(Dataset excerpt)
···
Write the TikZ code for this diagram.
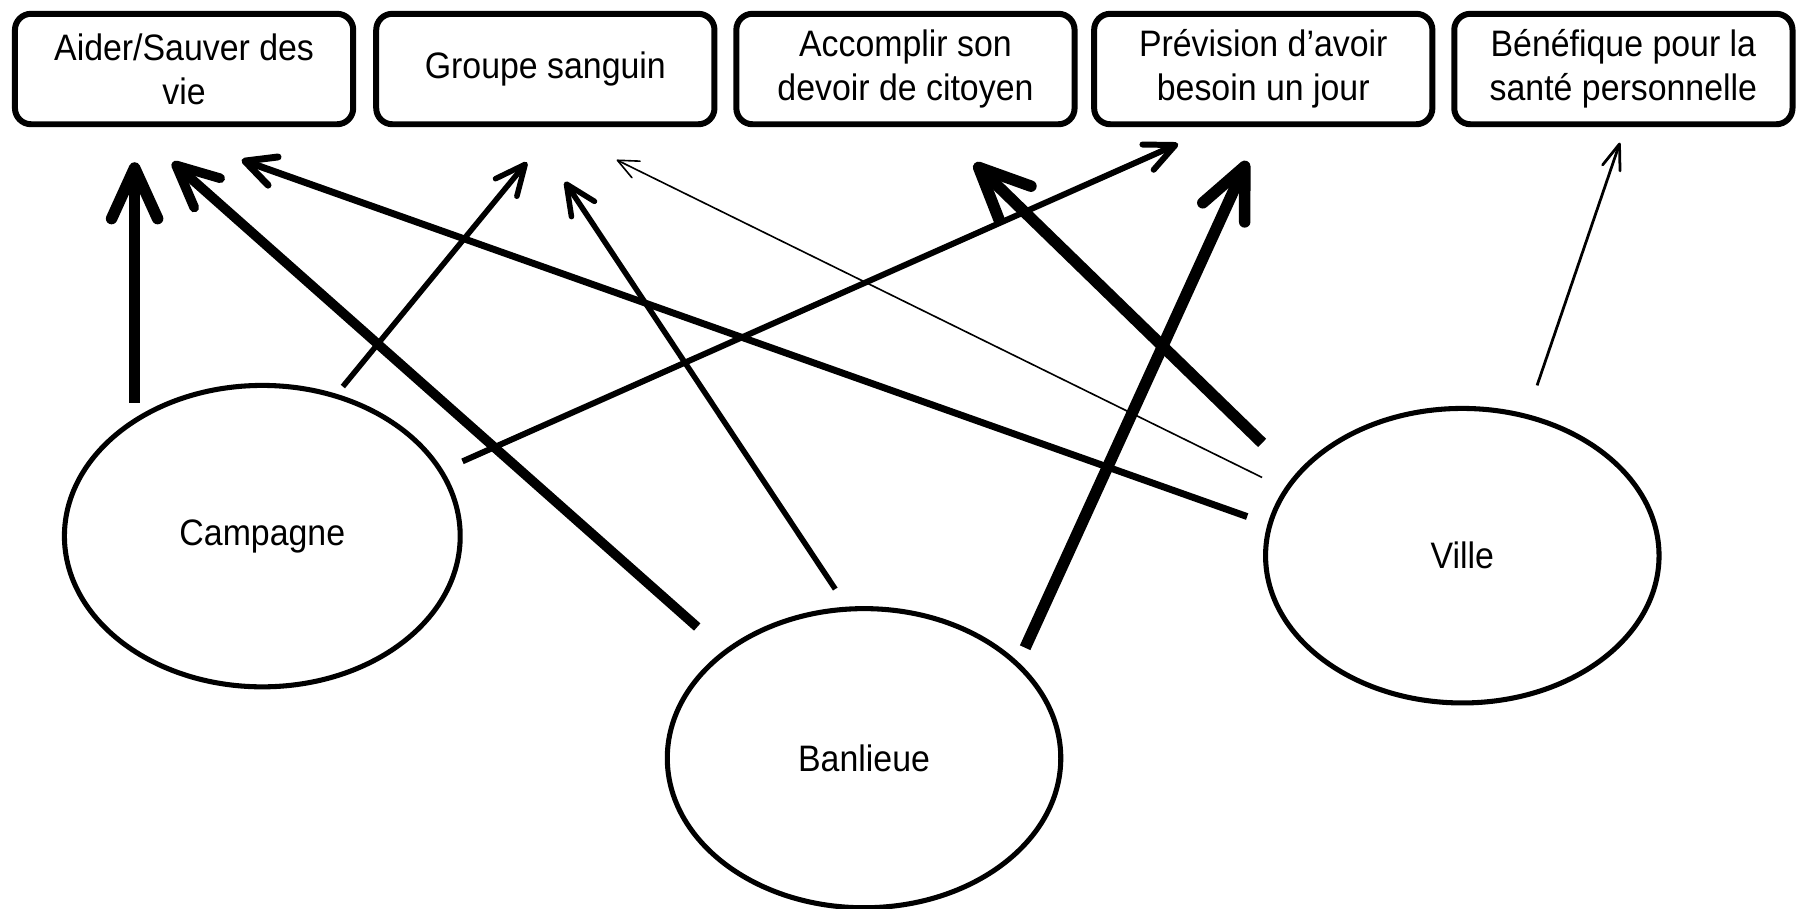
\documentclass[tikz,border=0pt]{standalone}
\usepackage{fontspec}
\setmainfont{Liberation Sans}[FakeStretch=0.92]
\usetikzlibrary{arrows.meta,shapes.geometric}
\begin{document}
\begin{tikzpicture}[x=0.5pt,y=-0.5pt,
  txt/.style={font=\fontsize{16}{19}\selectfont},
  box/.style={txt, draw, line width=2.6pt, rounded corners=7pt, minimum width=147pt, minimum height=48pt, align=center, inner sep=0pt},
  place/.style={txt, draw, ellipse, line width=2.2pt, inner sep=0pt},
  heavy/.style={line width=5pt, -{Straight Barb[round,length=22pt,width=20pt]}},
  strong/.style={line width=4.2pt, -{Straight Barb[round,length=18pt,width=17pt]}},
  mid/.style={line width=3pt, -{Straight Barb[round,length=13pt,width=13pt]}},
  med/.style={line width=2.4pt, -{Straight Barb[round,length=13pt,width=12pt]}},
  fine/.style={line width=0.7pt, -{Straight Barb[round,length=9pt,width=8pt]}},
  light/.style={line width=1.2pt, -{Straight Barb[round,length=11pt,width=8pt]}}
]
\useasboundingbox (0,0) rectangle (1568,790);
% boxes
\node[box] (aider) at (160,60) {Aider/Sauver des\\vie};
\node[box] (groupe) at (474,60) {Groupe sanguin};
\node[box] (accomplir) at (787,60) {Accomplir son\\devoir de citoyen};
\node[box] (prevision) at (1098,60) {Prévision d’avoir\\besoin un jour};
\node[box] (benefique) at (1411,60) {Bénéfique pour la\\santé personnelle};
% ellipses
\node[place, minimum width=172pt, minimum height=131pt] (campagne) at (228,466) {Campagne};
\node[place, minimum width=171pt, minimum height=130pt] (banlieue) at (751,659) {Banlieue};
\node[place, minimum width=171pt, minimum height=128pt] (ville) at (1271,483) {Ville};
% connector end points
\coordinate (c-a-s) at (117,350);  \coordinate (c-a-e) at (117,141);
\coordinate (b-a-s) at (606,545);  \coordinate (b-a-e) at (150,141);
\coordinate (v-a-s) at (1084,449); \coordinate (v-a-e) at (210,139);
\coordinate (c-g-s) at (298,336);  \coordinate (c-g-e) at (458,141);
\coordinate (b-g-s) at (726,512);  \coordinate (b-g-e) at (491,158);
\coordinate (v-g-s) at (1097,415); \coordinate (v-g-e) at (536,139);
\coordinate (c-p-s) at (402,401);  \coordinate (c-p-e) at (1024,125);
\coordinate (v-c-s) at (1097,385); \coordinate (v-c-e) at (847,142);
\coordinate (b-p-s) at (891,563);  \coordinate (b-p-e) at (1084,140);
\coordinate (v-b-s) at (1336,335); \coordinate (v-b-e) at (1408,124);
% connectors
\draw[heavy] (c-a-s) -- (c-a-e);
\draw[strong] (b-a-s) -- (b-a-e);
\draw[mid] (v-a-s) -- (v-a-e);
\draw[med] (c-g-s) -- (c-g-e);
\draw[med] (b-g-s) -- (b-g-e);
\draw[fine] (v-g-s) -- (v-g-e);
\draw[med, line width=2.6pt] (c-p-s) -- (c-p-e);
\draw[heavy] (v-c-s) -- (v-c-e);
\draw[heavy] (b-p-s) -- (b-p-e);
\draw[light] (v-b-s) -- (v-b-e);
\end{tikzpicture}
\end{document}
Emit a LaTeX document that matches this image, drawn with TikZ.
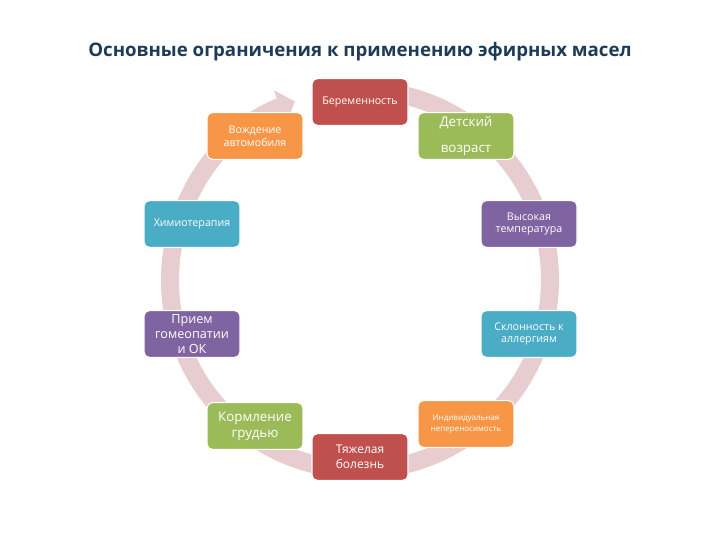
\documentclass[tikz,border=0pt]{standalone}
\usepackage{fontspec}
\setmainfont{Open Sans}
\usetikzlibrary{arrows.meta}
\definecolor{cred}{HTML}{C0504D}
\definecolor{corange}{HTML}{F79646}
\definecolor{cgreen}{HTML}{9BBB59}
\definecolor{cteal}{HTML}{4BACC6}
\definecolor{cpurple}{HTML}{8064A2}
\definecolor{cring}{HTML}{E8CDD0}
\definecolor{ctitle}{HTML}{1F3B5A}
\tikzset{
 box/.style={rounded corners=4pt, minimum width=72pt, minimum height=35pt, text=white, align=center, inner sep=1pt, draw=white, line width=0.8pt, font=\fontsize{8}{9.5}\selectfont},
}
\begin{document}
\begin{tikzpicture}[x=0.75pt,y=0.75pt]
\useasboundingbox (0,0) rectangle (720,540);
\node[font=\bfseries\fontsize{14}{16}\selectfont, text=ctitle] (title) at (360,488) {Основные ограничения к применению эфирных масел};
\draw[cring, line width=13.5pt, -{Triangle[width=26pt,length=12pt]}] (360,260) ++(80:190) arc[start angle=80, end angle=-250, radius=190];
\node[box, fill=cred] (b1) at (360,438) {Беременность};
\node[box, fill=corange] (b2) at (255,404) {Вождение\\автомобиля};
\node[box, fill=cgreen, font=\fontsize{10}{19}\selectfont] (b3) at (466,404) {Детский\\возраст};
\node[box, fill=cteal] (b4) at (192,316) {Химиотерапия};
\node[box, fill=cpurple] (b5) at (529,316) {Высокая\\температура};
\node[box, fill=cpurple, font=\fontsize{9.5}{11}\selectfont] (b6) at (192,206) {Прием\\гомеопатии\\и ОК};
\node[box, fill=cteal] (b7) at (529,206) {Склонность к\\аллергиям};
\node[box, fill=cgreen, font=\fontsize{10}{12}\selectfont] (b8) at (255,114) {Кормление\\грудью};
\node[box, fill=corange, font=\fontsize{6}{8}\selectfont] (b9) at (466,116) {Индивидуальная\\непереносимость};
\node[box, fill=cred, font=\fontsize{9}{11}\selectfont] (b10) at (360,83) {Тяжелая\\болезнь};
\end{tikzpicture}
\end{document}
···
*WHAT IS BEING ASKED*: Leaving out the pictures, repeat the data above exactly.

*EXPECTED ANSWER*:
Write the TikZ code for this diagram.
\documentclass[tikz,border=0pt]{standalone}
\usepackage{fontspec}
\setmainfont{Liberation Sans}[FakeStretch=0.92]
\usetikzlibrary{arrows.meta,shapes.geometric}
\begin{document}
\begin{tikzpicture}[x=0.5pt,y=-0.5pt,
  txt/.style={font=\fontsize{16}{19}\selectfont},
  box/.style={txt, draw, line width=2.6pt, rounded corners=7pt, minimum width=147pt, minimum height=48pt, align=center, inner sep=0pt},
  place/.style={txt, draw, ellipse, line width=2.2pt, inner sep=0pt},
  heavy/.style={line width=5pt, -{Straight Barb[round,length=22pt,width=20pt]}},
  strong/.style={line width=4.2pt, -{Straight Barb[round,length=18pt,width=17pt]}},
  mid/.style={line width=3pt, -{Straight Barb[round,length=13pt,width=13pt]}},
  med/.style={line width=2.4pt, -{Straight Barb[round,length=13pt,width=12pt]}},
  fine/.style={line width=0.7pt, -{Straight Barb[round,length=9pt,width=8pt]}},
  light/.style={line width=1.2pt, -{Straight Barb[round,length=11pt,width=8pt]}}
]
\useasboundingbox (0,0) rectangle (1568,790);
% boxes
\node[box] (aider) at (160,60) {Aider/Sauver des\\vie};
\node[box] (groupe) at (474,60) {Groupe sanguin};
\node[box] (accomplir) at (787,60) {Accomplir son\\devoir de citoyen};
\node[box] (prevision) at (1098,60) {Prévision d’avoir\\besoin un jour};
\node[box] (benefique) at (1411,60) {Bénéfique pour la\\santé personnelle};
% ellipses
\node[place, minimum width=172pt, minimum height=131pt] (campagne) at (228,466) {Campagne};
\node[place, minimum width=171pt, minimum height=130pt] (banlieue) at (751,659) {Banlieue};
\node[place, minimum width=171pt, minimum height=128pt] (ville) at (1271,483) {Ville};
% connector end points
\coordinate (c-a-s) at (117,350);  \coordinate (c-a-e) at (117,141);
\coordinate (b-a-s) at (606,545);  \coordinate (b-a-e) at (150,141);
\coordinate (v-a-s) at (1084,449); \coordinate (v-a-e) at (210,139);
\coordinate (c-g-s) at (298,336);  \coordinate (c-g-e) at (458,141);
\coordinate (b-g-s) at (726,512);  \coordinate (b-g-e) at (491,158);
\coordinate (v-g-s) at (1097,415); \coordinate (v-g-e) at (536,139);
\coordinate (c-p-s) at (402,401);  \coordinate (c-p-e) at (1024,125);
\coordinate (v-c-s) at (1097,385); \coordinate (v-c-e) at (847,142);
\coordinate (b-p-s) at (891,563);  \coordinate (b-p-e) at (1084,140);
\coordinate (v-b-s) at (1336,335); \coordinate (v-b-e) at (1408,124);
% connectors
\draw[heavy] (c-a-s) -- (c-a-e);
\draw[strong] (b-a-s) -- (b-a-e);
\draw[mid] (v-a-s) -- (v-a-e);
\draw[med] (c-g-s) -- (c-g-e);
\draw[med] (b-g-s) -- (b-g-e);
\draw[fine] (v-g-s) -- (v-g-e);
\draw[med, line width=2.6pt] (c-p-s) -- (c-p-e);
\draw[heavy] (v-c-s) -- (v-c-e);
\draw[heavy] (b-p-s) -- (b-p-e);
\draw[light] (v-b-s) -- (v-b-e);
\end{tikzpicture}
\end{document}
Emit a LaTeX document that matches this image, drawn with TikZ.
\documentclass[tikz,border=0pt]{standalone}
\usepackage{fontspec}
\setmainfont{Open Sans}
\usetikzlibrary{arrows.meta}
\definecolor{cred}{HTML}{C0504D}
\definecolor{corange}{HTML}{F79646}
\definecolor{cgreen}{HTML}{9BBB59}
\definecolor{cteal}{HTML}{4BACC6}
\definecolor{cpurple}{HTML}{8064A2}
\definecolor{cring}{HTML}{E8CDD0}
\definecolor{ctitle}{HTML}{1F3B5A}
\tikzset{
 box/.style={rounded corners=4pt, minimum width=72pt, minimum height=35pt, text=white, align=center, inner sep=1pt, draw=white, line width=0.8pt, font=\fontsize{8}{9.5}\selectfont},
}
\begin{document}
\begin{tikzpicture}[x=0.75pt,y=0.75pt]
\useasboundingbox (0,0) rectangle (720,540);
\node[font=\bfseries\fontsize{14}{16}\selectfont, text=ctitle] (title) at (360,488) {Основные ограничения к применению эфирных масел};
\draw[cring, line width=13.5pt, -{Triangle[width=26pt,length=12pt]}] (360,260) ++(80:190) arc[start angle=80, end angle=-250, radius=190];
\node[box, fill=cred] (b1) at (360,438) {Беременность};
\node[box, fill=corange] (b2) at (255,404) {Вождение\\автомобиля};
\node[box, fill=cgreen, font=\fontsize{10}{19}\selectfont] (b3) at (466,404) {Детский\\возраст};
\node[box, fill=cteal] (b4) at (192,316) {Химиотерапия};
\node[box, fill=cpurple] (b5) at (529,316) {Высокая\\температура};
\node[box, fill=cpurple, font=\fontsize{9.5}{11}\selectfont] (b6) at (192,206) {Прием\\гомеопатии\\и ОК};
\node[box, fill=cteal] (b7) at (529,206) {Склонность к\\аллергиям};
\node[box, fill=cgreen, font=\fontsize{10}{12}\selectfont] (b8) at (255,114) {Кормление\\грудью};
\node[box, fill=corange, font=\fontsize{6}{8}\selectfont] (b9) at (466,116) {Индивидуальная\\непереносимость};
\node[box, fill=cred, font=\fontsize{9}{11}\selectfont] (b10) at (360,83) {Тяжелая\\болезнь};
\end{tikzpicture}
\end{document}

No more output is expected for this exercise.